Consider the following cycle (Fig. 1). A town's beach is eroding, and the town manager organizes a beach replenishment project -- a huge undertaking that requires permitting, environmental-impact assessments, contractors, equipment, materials, and millions of dollars. Sand is delivered to the eroded beach via dredges, pumps, and trucks; excavators and bulldozers shape it to a desired width. But wave action and gravity rework and redistribute the newly added sand until, a few years later, erosion once again threatens shorefront development, necessitating another round of replenishment. Some beach-replenishment project plans have 50-year timelines to account for repeated rounds of sand delivery and maintenance.
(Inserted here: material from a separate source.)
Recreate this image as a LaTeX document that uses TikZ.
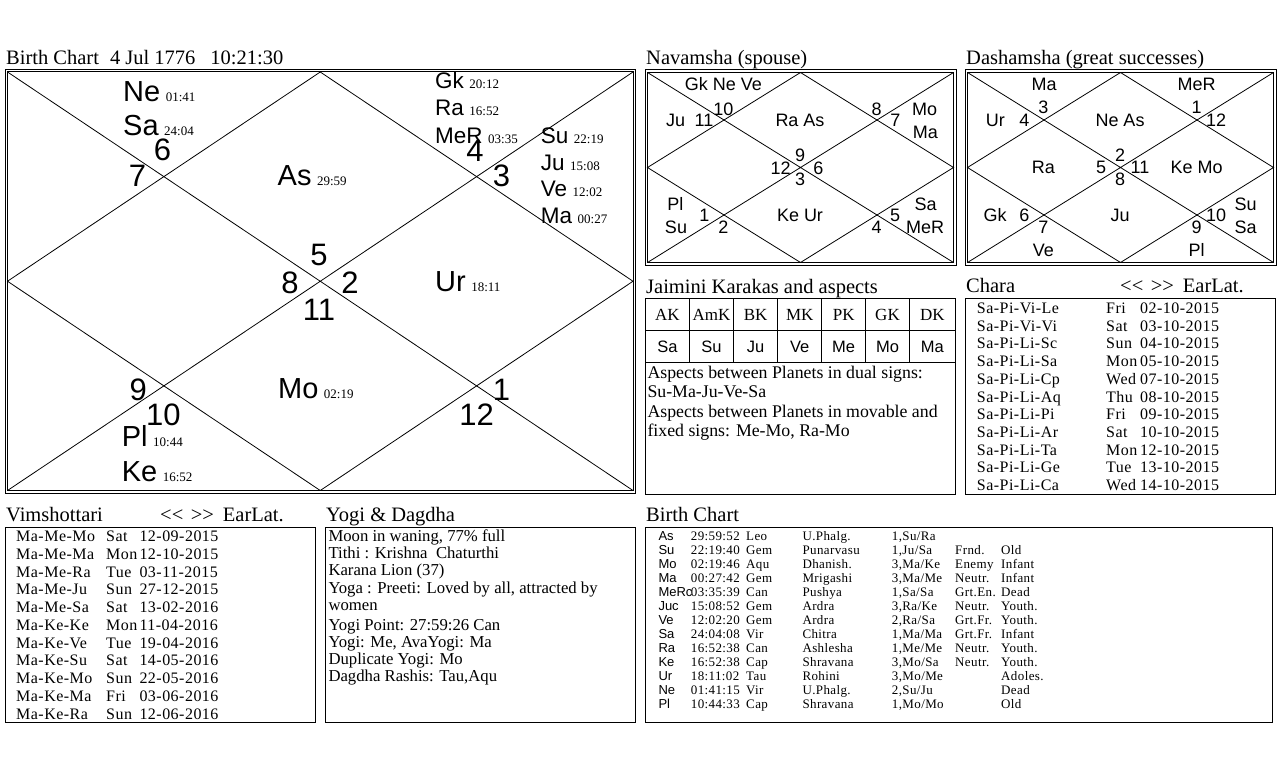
\documentclass[tikz,border=0pt]{standalone}
\usepackage{fontspec}
\setmainfont{Liberation Serif}
\setsansfont{Liberation Sans}
\newfontfamily\listfont[LetterSpace=3]{Liberation Serif}
\usetikzlibrary{calc}
\def\fsz#1{\fontsize{#1}{#1}\selectfont}
\def\pd#1#2{#1\hspace{5.5pt}{\rmfamily\fsz{13}#2}}
\def\earlat{\makebox[30.7pt][l]{\mbox{<}\mbox{<}}\makebox[32pt][l]{\mbox{>}\mbox{>}}EarLat.}

\tikzset{
  frame/.style={line width=1pt},
  cut/.style={line width=0.8pt},
  ttl/.style={font=\rmfamily\fsz{20.5},anchor=base west,inner sep=0pt},
  plan/.style={font=\sffamily\fsz{29},anchor=base west,inner sep=0pt},
  splan/.style={font=\sffamily\fsz{22.5},anchor=base west,inner sep=0pt},
  hnum/.style={font=\sffamily\fsz{31},anchor=base,inner sep=0pt},
  dlab/.style={font=\sffamily\fsz{18},anchor=base,inner sep=0pt},
  khead/.style={font=\rmfamily\fsz{17},anchor=base,inner sep=0pt},
  kval/.style={font=\sffamily\fsz{16.5},anchor=base,inner sep=0pt},
  para/.style={font=\rmfamily\fsz{17.8},anchor=base west,inner sep=0pt},
  ypara/.style={font=\rmfamily\fsz{16.7},anchor=base west,inner sep=0pt},
  row/.style={font=\listfont\fsz{16},anchor=base west,inner sep=0pt},
  btxt/.style={font=\listfont\fsz{13},anchor=base west,inner sep=0pt},
  bsans/.style={font=\sffamily\fsz{13},anchor=base west,inner sep=0pt}
}

% north indian square: name, inner nw (x,y), inner se (x,y)
\def\kundli#1#2#3#4#5{%
  \draw[frame] (#2-2.5,#3-2.5) rectangle (#4+2.5,#5+2.5);
  \draw[frame] (#2,#3) rectangle (#4,#5);
  \coordinate (#1-nw) at (#2,#3); \coordinate (#1-ne) at (#4,#3);
  \coordinate (#1-se) at (#4,#5); \coordinate (#1-sw) at (#2,#5);
  \draw[cut] (#1-nw) -- (#1-se) (#1-ne) -- (#1-sw);
  \draw[cut] ($(#1-nw)!.5!(#1-ne)$) -- ($(#1-ne)!.5!(#1-se)$) -- ($(#1-se)!.5!(#1-sw)$) -- ($(#1-sw)!.5!(#1-nw)$) -- cycle;
}
% one line of the planet table
\def\brow#1#2#3#4#5#6#7#8{%
  \node[bsans] (bp#1) at (658.3,540+14.03*#1) {#2};
  \node[btxt] (bd#1) at (690.7,540+14.03*#1) {#3};
  \node[btxt] (bs#1) at (746,540+14.03*#1) {#4};
  \node[btxt] (bn#1) at (802.3,540+14.03*#1) {#5};
  \node[btxt] (bq#1) at (891.7,540+14.03*#1) {#6};
  \node[btxt] (br#1) at (955,540+14.03*#1) {#7};
  \node[btxt] (ba#1) at (1001,540+14.03*#1) {#8};
}

\begin{document}
\begin{tikzpicture}[x=1pt,y=-1pt]
\useasboundingbox (0,0) rectangle (1280,768);

% birth chart
\node[ttl] (bctitle) at (6,65) {Birth Chart\hspace{11pt}4 Jul 1776\hspace{15pt}10:21:30};
\kundli{bc}{7.5}{72}{633}{490.5}
\node[plan] (ne) at (123,101.7) {\pd{Ne}{01:41}};
\node[plan] (sa) at (123,135.7) {\pd{Sa}{24:04}};
\node[plan] (as) at (277.5,185) {\pd{As}{29:59}};
\node[splan] (gk) at (435,88.3) {\pd{Gk}{20:12}};
\node[splan] (ra) at (435,115.7) {\pd{Ra}{16:52}};
\node[splan] (mer) at (435,143.3) {\pd{MeR}{03:35}};
\node[splan] (su) at (540.7,143.3) {\pd{Su}{22:19}};
\node[splan] (ju) at (540.7,170) {\pd{Ju}{15:08}};
\node[splan] (ve) at (540.7,196.7) {\pd{Ve}{12:02}};
\node[splan] (ma) at (540.7,223.3) {\pd{Ma}{00:27}};
\node[plan] (ur) at (435,291.7) {\pd{Ur}{18:11}};
\node[plan] (mo) at (278,398.3) {\pd{Mo}{02:19}};
\node[plan] (pl) at (121.7,446.7) {\pd{Pl}{10:44}};
\node[plan] (ke) at (121.7,481.7) {\pd{Ke}{16:52}};
\foreach \n/\x/\y [count=\k] in {6/162.5/160, 7/137.5/186.7, 4/475/161.7, 3/501.5/186.7,
    5/319/265, 8/290/293.3, 2/350/293.3, 11/319/320, 9/138.3/400, 10/163.3/425,
    1/501.5/400, 12/476.5/425}
  \node[hnum] (bh\k) at (\x,\y) {\n};

% navamsha
\node[ttl] (nvtitle) at (646,65) {Navamsha (spouse)};
\kundli{nv}{647.5}{72.5}{953.5}{262.5}
\foreach \t/\x/\y [count=\k] in {Gk Ne Ve/723.3/90, 10/723.3/115, Ju/675.5/126.7, 11/704/126.7,
    Ra As/800/126.7, 8/876.7/115, 7/895.3/126.7, Mo/924.7/115, Ma/925.3/138.3,
    9/800/161.7, 12/780.7/174.3, 6/818.3/174.3, 3/800/185, Pl/675.3/210, 1/704.3/221.7,
    Su/676/233.3, 2/723.3/233.3, Ke Ur/800/221.7, Sa/925.7/210, 5/895/221.7,
    MeR/925/233.3, 4/876.7/233.3}
  \node[dlab] (nv\k) at (\x,\y) {\t};

% dashamsha
\node[ttl] (dstitle) at (966,65) {Dashamsha (great successes)};
\kundli{ds}{967.5}{72.5}{1273.5}{262.5}
\foreach \t/\x/\y [count=\k] in {Ma/1044/90, MeR/1196.7/90, 3/1043.3/113.3, Ur/995.3/126.7,
    4/1024.3/126.7, Ne As/1120/126.7, 1/1196.7/113.3, 12/1216/126.7, Ra/1043.3/173.3,
    5/1101/173.3, 2/1120/161.7, 11/1140/173.3, 8/1120/185, Ke Mo/1196.7/173.3,
    Gk/995/221.7, 6/1024.3/221.7, 7/1043.3/233.3, Ju/1120/221.7, 10/1216/221.7,
    9/1196.7/233.3, Su/1245.7/210, Sa/1245.7/233.3, Ve/1043.3/256.7, Pl/1196.7/256.7}
  \node[dlab] (ds\k) at (\x,\y) {\t};

% jaimini karakas
\node[ttl] (jktitle) at (646,293.3) {Jaimini Karakas and aspects};
\draw[frame] (645,298.3) rectangle (955.7,494);
\draw[frame] (645,330.7) -- (955.7,330.7) (645,362.3) -- (955.7,362.3);
\foreach \x in {689.3,733.7,777.7,821.7,865.7,909.3}
  \draw[frame] (\x,298.3) -- (\x,362.3);
\foreach \h/\v/\x [count=\k] in {AK/Sa/667.4, AmK/Su/711.5, BK/Ju/755.7, MK/Ve/799.7,
    PK/Me/843.7, GK/Mo/887.5, DK/Ma/932.4}{
  \node[khead] (jh\k) at (\x,320) {\h};
  \node[kval] (jv\k) at (\x,352.7) {\v};
}
\node[para] (asp1) at (647.3,378.3) {Aspects between Planets in dual signs:};
\node[para] (asp2) at (647.3,397.7) {Su-Ma-Ju-Ve-Sa};
\node[para] (asp3) at (647.3,417.7) {Aspects between Planets in movable and};
\node[para] (asp4) at (647.3,436.7) {fixed signs: Me-Mo, Ra-Mo};

% chara
\node[ttl] (chtitle) at (966,292.7) {Chara};
\node[ttl] (chnav) at (1120,292.7) {\earlat};
\draw[frame] (965,298.3) rectangle (1275.7,494);
\foreach \per/\dy/\dt [count=\i from 0] in {Sa-Pi-Vi-Le/Fri/02-10-2015, Sa-Pi-Vi-Vi/Sat/03-10-2015,
    Sa-Pi-Li-Sc/Sun/04-10-2015, Sa-Pi-Li-Sa/Mon/05-10-2015, Sa-Pi-Li-Cp/Wed/07-10-2015,
    Sa-Pi-Li-Aq/Thu/08-10-2015, Sa-Pi-Li-Pi/Fri/09-10-2015, Sa-Pi-Li-Ar/Sat/10-10-2015,
    Sa-Pi-Li-Ta/Mon/12-10-2015, Sa-Pi-Li-Ge/Tue/13-10-2015, Sa-Pi-Li-Ca/Wed/14-10-2015}{
  \node[row] (cp\i) at (976.7,313.3+17.74*\i) {\per};
  \node[row] (cd\i) at (1106,313.3+17.74*\i) {\dy};
  \node[row] (ct\i) at (1140,313.3+17.74*\i) {\dt};
}

% vimshottari
\node[ttl] (vmtitle) at (6,521.7) {Vimshottari};
\node[ttl] (vmnav) at (160,521.7) {\earlat};
\draw[frame] (5,527.3) rectangle (315.7,722.7);
\foreach \per/\dy/\dt [count=\i from 0] in {Ma-Me-Mo/Sat/12-09-2015, Ma-Me-Ma/Mon/12-10-2015,
    Ma-Me-Ra/Tue/03-11-2015, Ma-Me-Ju/Sun/27-12-2015, Ma-Me-Sa/Sat/13-02-2016,
    Ma-Ke-Ke/Mon/11-04-2016, Ma-Ke-Ve/Tue/19-04-2016, Ma-Ke-Su/Sat/14-05-2016,
    Ma-Ke-Mo/Sun/22-05-2016, Ma-Ke-Ma/Fri/03-06-2016, Ma-Ke-Ra/Sun/12-06-2016}{
  \node[row] (vp\i) at (16,541.7+17.73*\i) {\per};
  \node[row] (vd\i) at (106,541.7+17.73*\i) {\dy};
  \node[row] (vt\i) at (139.3,541.7+17.73*\i) {\dt};
}

% yogi and dagdha
\node[ttl] (ygtitle) at (326,521.7) {Yogi \& Dagdha};
\draw[frame] (325,527.3) rectangle (635.7,722.7);
\node[ypara] (yg1) at (328.3,541.7) {Moon in waning, 77\% full};
\node[ypara] (yg2) at (328.3,558.3) {Tithi : Krishna\ \ Chaturthi};
\node[ypara] (yg3) at (328.3,575) {Karana Lion (37)};
\node[ypara] (yg4) at (328.3,593.3) {Yoga : Preeti: Loved by all, attracted by};
\node[ypara] (yg5) at (328.3,610.7) {women};
\node[ypara] (yg6) at (328.3,630) {Yogi Point: 27:59:26 Can};
\node[ypara] (yg7) at (328.3,647.3) {Yogi: Me, AvaYogi: Ma};
\node[ypara] (yg8) at (328.3,664.3) {Duplicate Yogi: Mo};
\node[ypara] (yg9) at (328.3,681) {Dagdha Rashis: Tau,Aqu};

% planet table
\node[ttl] (bttitle) at (646,521.7) {Birth Chart};
\draw[frame] (645,527.3) rectangle (1272.3,722.7);
\brow{0}{As}{29:59:52}{Leo}{U.Phalg.}{1,Su/Ra}{}{}
\brow{1}{Su}{22:19:40}{Gem}{Punarvasu}{1,Ju/Sa}{Frnd.}{Old}
\brow{2}{Mo}{02:19:46}{Aqu}{Dhanish.}{3,Ma/Ke}{Enemy}{Infant}
\brow{3}{Ma}{00:27:42}{Gem}{Mrigashi}{3,Ma/Me}{Neutr.}{Infant}
\brow{4}{MeRc}{03:35:39}{Can}{Pushya}{1,Sa/Sa}{Grt.En.}{Dead}
\brow{5}{Juc}{15:08:52}{Gem}{Ardra}{3,Ra/Ke}{Neutr.}{Youth.}
\brow{6}{Ve}{12:02:20}{Gem}{Ardra}{2,Ra/Sa}{Grt.Fr.}{Youth.}
\brow{7}{Sa}{24:04:08}{Vir}{Chitra}{1,Ma/Ma}{Grt.Fr.}{Infant}
\brow{8}{Ra}{16:52:38}{Can}{Ashlesha}{1,Me/Me}{Neutr.}{Youth.}
\brow{9}{Ke}{16:52:38}{Cap}{Shravana}{3,Mo/Sa}{Neutr.}{Youth.}
\brow{10}{Ur}{18:11:02}{Tau}{Rohini}{3,Mo/Me}{}{Adoles.}
\brow{11}{Ne}{01:41:15}{Vir}{U.Phalg.}{2,Su/Ju}{}{Dead}
\brow{12}{Pl}{10:44:33}{Cap}{Shravana}{1,Mo/Mo}{}{Old}
\end{tikzpicture}
\end{document}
Economic analyses of coastal U.S. towns suggest that a cost-benefit calculation based on erosion rate, property value, project costs, and finance gives an optimal frequency for replenishment projects -- a recurrence interval that maximizes the net benefits (benefits minus the costs) a town can expect to derive from beach replenishment over time. This economic model is designed for a single town in isolation, one that acts without considering how its neighbors might manage their beaches. In the U.S., in particular, this kind of management is standard practice. However, few neighboring coastal towns are truly isolated from each other, especially when they share the same physical setting and sediment transport pathways. What happens when a landscape-management practice designed for isolated implementation operates in a physically integrated environment?

Results from a numerical model designed to explore this question suggest that one town's beach conditions -- and therefore its management decisions -- depend on the management decisions of its neighbors (Fig. 2). With different towns replenishing their sections of shoreline at different times, and with the physical system sharing sand among neighboring towns via alongshore sediment transport, a given town's information about its shoreline-change conditions becomes imperfect and unpredictable. One implication of this beach-width interdependency is that no town can use a blinkered decision-making strategy and still act in an economically optimal way.

Observational and empirical evidence suggests that in the U.S., uncoordinated management practices among neighboring beach towns remains the rule, not the exception. The Netherlands, by comparison, represents the opposite approach: shoreline change and beach replenishment is monitored and managed at a national scale in an effort to hold the Dutch shoreline at its 1990 position. Worldwide, the costs of shoreline management are rising and expected to rise further with climate-change-related impacts. Whether U.S. locales will begin to adopt more cooperative strategies in the future remains to be seen.

Associated References

  • Lazarus, ED, McNamara, DE, Smith, MD, Gopalakrishnan, S, Murray, AB (2011), Emergent behavior in a coupled economic and coastline model for beach nourishment, Nonlinear Processes in Geophysics, 18, 989–999.
  • McNamara, D. E., Murray, A. B., and Smith, M. D. (2011), Coastal sustainability depends on how economic and coastline responses to climate affect each other, Geophysical Research Letters, 38, L07401, doi:10.1029/2011GL047207.
  • Smith, M. D., Slott, J. M., McNamara, D., and Murray, A. B. (2009), Beach nourishment as a dynamic capital accumulation problem, Journal of Environmental Economics and Management, 58, 58–71.